Creating bigger role for small enterprises
Industry experts believe that such efforts are expected to propel private enterprises forward.
Soon after the unveiling of the 31 measures, Pony Ma, chairman and CEO of tech giant Tencent Holdings, said in a note: "China's platform economy has entered a brand-new development period, with the traditional business development model being transformed and renewed. The value of platform companies in driving (consumption) demand, innovative development, employment, entrepreneurship and public services is waiting to be fully tapped into. It sets clear the goal of platform enterprises to be open and innovative as well as enables future development."
Ma also said that Tencent will develop in line with these directions to be a connector, a toolbox and an assistant, and promote its consumer internet business to boost domestic demand, enhance its industrial internet business to help drive innovative development of the country's modernization, and beef up the competitiveness of the company's overseas business.
Yang Bing, founder and CEO of Dewu App, an e-tailer of fashion brands such as Loewe, Salvatore Ferragamo and Self-Portrait, said such efforts have marked out the direction private enterprises should take to improve their technological innovation capabilities and accelerate their digital and technological transformation.
As a representative of the digital economy and new economy, Yang said that such guidance is "forward-looking", making tech and internet companies feel excited and full of confidence about their future development.
According to him, Dewu has developed an AI-powered identification equipment that can sift genuine branded goods from counterfeits in a jiffy. With an accuracy rate of over 99 percent, the gadget can identify more than 100 brands of sports shoes currently.
Since the beginning of last year, the State Taxation Administration and some other ministries have introduced or extended a string of preferential policies for private enterprises, especially tax and fee cuts for small businesses.
The STA said that China's private enterprises are reaping many benefits from tax and fee reliefs, as they accounted for 75 percent of the implemented tax refunds, tax and fee cuts and deferrals from January to October last year. More than 403,000 companies enjoyed pretax super deduction on research and development expenses in the first three quarters.
The pretax super deduction of R&D expenses is a preferential tax policy. If a company incurs 10 million yuan ($1.4 million) in R&D expenses that do not result in intangible assets and are recorded as current expenses, the company can deduct 100 percent of the expenses incurred, in addition to the pretax deduction of 10 million yuan that is already granted by law.
Jiao Jian, taxation head of leading display panel maker BOE Technology Group Co Ltd's branch in Hefei, Anhui province, said the company has been able to sustain the momentum it has gained in key display technologies mainly because tax reliefs help stabilize its finances.
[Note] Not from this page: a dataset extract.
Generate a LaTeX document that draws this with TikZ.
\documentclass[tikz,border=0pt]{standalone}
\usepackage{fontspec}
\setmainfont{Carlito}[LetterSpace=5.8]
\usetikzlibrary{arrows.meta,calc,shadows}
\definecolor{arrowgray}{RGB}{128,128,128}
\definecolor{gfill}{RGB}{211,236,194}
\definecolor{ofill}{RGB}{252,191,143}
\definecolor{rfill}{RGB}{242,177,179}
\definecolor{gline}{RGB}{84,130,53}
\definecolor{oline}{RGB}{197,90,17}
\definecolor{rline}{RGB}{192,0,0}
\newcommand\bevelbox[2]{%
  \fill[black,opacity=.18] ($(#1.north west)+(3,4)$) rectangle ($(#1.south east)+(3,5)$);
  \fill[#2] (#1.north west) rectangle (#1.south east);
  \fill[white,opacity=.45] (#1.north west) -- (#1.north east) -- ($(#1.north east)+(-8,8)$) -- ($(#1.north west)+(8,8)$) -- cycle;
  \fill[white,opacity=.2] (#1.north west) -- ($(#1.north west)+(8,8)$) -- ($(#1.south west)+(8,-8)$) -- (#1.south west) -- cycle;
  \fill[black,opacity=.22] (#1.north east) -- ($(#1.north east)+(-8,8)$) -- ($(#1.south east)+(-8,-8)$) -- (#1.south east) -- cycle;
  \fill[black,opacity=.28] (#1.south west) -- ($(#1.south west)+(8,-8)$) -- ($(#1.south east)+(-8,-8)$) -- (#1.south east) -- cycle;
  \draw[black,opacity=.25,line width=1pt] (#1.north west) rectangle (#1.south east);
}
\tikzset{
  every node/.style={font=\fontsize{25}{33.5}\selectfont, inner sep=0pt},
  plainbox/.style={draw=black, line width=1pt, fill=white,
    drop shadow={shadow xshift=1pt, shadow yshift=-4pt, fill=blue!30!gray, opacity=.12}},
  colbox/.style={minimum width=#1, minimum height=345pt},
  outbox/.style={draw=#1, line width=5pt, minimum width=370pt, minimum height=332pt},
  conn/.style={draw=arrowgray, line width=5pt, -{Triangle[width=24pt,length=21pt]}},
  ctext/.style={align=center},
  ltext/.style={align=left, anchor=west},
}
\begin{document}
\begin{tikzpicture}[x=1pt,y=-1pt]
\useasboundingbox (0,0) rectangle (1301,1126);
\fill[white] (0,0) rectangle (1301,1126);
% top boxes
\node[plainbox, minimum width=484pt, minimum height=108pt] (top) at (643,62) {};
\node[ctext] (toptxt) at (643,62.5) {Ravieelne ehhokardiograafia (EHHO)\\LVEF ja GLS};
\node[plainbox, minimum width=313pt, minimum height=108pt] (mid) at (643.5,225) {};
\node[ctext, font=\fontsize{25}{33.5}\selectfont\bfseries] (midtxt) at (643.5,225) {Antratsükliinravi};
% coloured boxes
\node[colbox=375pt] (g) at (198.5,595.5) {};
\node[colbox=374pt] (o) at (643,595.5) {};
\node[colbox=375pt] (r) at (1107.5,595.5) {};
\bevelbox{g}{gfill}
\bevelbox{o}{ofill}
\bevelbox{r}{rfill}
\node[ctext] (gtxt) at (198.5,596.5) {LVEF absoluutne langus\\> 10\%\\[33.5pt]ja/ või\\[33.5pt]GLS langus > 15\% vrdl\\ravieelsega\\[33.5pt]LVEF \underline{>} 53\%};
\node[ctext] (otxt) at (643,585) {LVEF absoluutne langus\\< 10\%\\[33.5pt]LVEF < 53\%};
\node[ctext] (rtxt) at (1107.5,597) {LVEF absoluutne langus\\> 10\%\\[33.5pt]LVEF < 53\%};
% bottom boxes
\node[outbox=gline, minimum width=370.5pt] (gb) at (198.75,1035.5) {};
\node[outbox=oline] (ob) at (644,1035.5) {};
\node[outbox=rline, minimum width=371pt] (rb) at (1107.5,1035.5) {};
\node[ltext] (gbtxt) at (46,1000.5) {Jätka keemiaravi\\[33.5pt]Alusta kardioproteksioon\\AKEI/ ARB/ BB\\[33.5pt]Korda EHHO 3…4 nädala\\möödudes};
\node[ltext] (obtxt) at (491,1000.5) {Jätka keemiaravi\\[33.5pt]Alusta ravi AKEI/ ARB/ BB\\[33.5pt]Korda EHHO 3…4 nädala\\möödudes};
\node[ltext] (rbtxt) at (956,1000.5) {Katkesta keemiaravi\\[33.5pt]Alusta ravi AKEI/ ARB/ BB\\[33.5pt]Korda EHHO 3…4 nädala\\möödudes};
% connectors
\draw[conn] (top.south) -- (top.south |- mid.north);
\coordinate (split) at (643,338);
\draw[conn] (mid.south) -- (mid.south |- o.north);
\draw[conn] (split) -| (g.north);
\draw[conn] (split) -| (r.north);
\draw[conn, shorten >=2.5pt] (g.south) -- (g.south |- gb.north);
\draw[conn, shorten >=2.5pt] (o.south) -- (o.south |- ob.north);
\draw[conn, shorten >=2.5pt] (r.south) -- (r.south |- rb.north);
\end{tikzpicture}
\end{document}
Such benefits help the entire industrial chain, he said.
Jiao also said that as of the end of October, BOE Technology had enjoyed a super deduction of nearly 1.6 billion yuan in R&D expenses, which bolstered the company's finances, helping it to invest on more innovations.
In line with the overall recovery of China's economy, the private sector saw marginal improvements in the first three quarters of last year, posting faster growth in secondary industry investment and steady industrial output.
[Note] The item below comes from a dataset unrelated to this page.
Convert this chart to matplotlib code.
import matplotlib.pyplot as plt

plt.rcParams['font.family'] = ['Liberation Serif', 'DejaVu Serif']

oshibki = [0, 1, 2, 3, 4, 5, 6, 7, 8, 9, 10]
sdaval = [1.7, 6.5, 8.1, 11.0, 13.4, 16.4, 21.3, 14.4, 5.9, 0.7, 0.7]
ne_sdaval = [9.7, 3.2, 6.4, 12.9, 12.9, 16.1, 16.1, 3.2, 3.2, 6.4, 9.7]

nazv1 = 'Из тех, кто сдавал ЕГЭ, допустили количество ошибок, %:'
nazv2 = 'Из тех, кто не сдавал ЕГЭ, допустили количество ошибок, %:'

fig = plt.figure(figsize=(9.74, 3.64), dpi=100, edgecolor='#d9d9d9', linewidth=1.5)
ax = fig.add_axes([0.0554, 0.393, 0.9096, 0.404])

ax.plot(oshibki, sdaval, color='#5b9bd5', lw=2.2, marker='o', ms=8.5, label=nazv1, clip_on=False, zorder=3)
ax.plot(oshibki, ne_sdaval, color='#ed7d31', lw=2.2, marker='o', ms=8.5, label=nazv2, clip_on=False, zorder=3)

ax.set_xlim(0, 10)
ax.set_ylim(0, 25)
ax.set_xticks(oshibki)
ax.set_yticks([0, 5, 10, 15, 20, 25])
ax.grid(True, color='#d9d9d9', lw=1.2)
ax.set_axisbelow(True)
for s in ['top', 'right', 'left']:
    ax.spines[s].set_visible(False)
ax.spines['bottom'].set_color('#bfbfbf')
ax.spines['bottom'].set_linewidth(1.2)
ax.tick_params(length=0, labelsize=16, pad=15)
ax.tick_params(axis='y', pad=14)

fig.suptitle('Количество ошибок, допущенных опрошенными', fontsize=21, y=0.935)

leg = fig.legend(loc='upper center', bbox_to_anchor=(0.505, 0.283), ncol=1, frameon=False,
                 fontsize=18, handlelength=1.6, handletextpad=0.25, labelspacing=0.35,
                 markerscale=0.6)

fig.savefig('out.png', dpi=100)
Data released by the All-China Federation of Industry and Commerce, which serves the private sector, showed that the number of private enterprises in China rose from 10.86 million in 2012 to more than 50 million last year.
Wei Jianguo, former vice-minister of commerce, however, said China's private enterprises have not developed their potential fully yet, especially in trade, fixed-asset investment and consumption.
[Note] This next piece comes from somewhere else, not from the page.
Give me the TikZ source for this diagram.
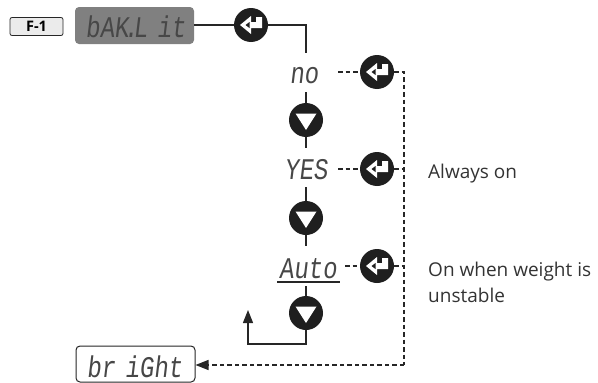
\documentclass[tikz,border=0pt]{standalone}
\usepackage{fontspec}
\setmainfont{Open Sans}
\newfontfamily\segfont[FakeSlant=0.12,FakeStretch=0.8]{Liberation Mono}
\usetikzlibrary{arrows.meta}
\tikzset{
	enterbtn/.style={circle, fill=black!88, minimum size=34pt, inner sep=0pt,
		path picture={
			\fill[white] ([xshift=-11pt]path picture bounding box.center)
				-- ++(11pt,9pt) -- ++(0pt,-6pt) -- ++(5pt,0pt) -- ++(0pt,5pt)
				-- ++(6pt,0pt) -- ++(0pt,-11pt) -- ++(-11pt,0pt)
				-- ++(0pt,-6pt) -- cycle;
			\fill[black!88] ([xshift=-5.5pt]path picture bounding box.center)
				-- ++(4pt,3pt) -- ++(0pt,-6pt) -- cycle;
		}},
	downbtn/.style={circle, fill=black!88, minimum size=34pt, inner sep=0pt,
		path picture={
			\fill[white] ([yshift=-10pt]path picture bounding box.center)
				-- ++(-10.5pt,16.5pt) -- ++(21pt,0pt) -- cycle;
		}},
	segtext/.style={font=\segfont\fontsize{30pt}{30pt}\selectfont, text=black!72, inner sep=0pt, anchor=base},
	solidline/.style={line width=1.3pt, black!85},
	dashline/.style={line width=1.3pt, black!85, dash pattern=on 4.5pt off 3pt},
	bigtip/.style={-{Triangle[length=13pt,width=10pt]}},
	note/.style={font=\fontsize{19pt}{26pt}\selectfont, text=black!80, anchor=base west, inner sep=0pt, align=left}
}
\begin{document}
\begin{tikzpicture}[x=1pt,y=-1pt]
\useasboundingbox (0,0) rectangle (598,383);

% header row
\node[draw=black!85, fill=black!8, rounded corners=2pt, line width=.8pt,
	minimum width=53pt, minimum height=18pt, inner sep=0pt,
	font=\bfseries\fontsize{14.5pt}{14.5pt}\selectfont] (fkey) at (36.5,26.5) {F-1};
\node[fill=black!50, rounded corners=4pt, minimum width=119pt, minimum height=37pt,
	inner sep=0pt] (backlit) at (134.5,25.5) {};
\node[segtext] (backlittxt) at (135.5,37) {bAK\kern-5pt.\kern-5pt L\kern-5pt\ it};
\node[enterbtn] (enter0) at (251,25) {};
\coordinate (turn) at (306,25);

% options
\node[segtext] (no) at (304,83) {no};
\node[segtext] (yes) at (306,179) {YES};
\node[segtext] (auto) at (308,278) {Auto};
\node[enterbtn] (enter1) at (377,72) {};
\node[enterbtn] (enter2) at (377,169) {};
\node[enterbtn] (enter3) at (377,266) {};
\node[downbtn] (down1) at (306,120) {};
\node[downbtn] (down2) at (306,218) {};
\node[downbtn] (down3) at (306,313) {};
\node[draw=black!85, fill=white, rounded corners=4pt, line width=1pt,
	minimum width=119pt, minimum height=36pt, inner sep=0pt] (bright) at (135.5,364) {};
\node[segtext] (brighttxt) at (134.5,377) {br\kern-5pt\ iGht};

% notes
\node[note] (alwayson) at (428,178) {Always on};
\node[note] (unstable) at (428,302) {On when weight is\\unstable};

% free ends
\coordinate (noin) at (306,53);
\coordinate (noout) at (306,92);
\coordinate (yesin) at (306,148);
\coordinate (yesout) at (306,187);
\coordinate (autoin) at (306,246);
\coordinate (autoout) at (306,286);
\coordinate (loopend) at (248,310);
\coordinate (loopturn) at (306,344);
\coordinate (nodash) at (338,72);
\coordinate (yesdash) at (338,169);
\coordinate (autodash) at (345,266);
\coordinate (railtop) at (404,72);
\coordinate (railmid) at (404,169);
\coordinate (railauto) at (404,266);
\coordinate (railend) at (404,365);
\coordinate (ulstart) at (277,282);
\coordinate (ulend) at (340,282);

\draw[solidline] (backlit.east |- enter0) -- (enter0);
\draw[solidline] (enter0) -- (turn) -- (noin);
\draw[solidline] (noout) -- (down1) -- (yesin);
\draw[solidline] (yesout) -- (down2) -- (autoin);
\draw[solidline] (autoout) -- (down3);
\draw[solidline, bigtip] (down3) -- (loopturn) -| (loopend);
\draw[solidline] (ulstart) -- (ulend);

\draw[dashline] (nodash) -- (enter1);
\draw[dashline] (yesdash) -- (enter2);
\draw[dashline] (autodash) -- (enter3);
\draw[dashline] (enter1) -- (railtop) -- (railend);
\draw[dashline] (enter2) -- (railmid);
\draw[dashline] (enter3) -- (railauto);
\draw[dashline, bigtip] (railend) -- (bright.east |- railend);
\end{tikzpicture}
\end{document}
Also, the main production chain, supply chain, service chain and personnel of private enterprises are mostly based in the domestic market. After China became the second-largest economy, the domestic market had undergone tremendous changes, including from supplying products to the current oversupply situation, which left many private entrepreneurs confused about the future direction, Wei said.
Wei Qijia, head of industrial economy research at the State Information Center, highlighted the urgency of implementing policies to generate real benefits. "Only when policies are implemented as concrete measures can private enterprises benefit. It will also bolster their sense of gain and stabilize their expectations for greater growth."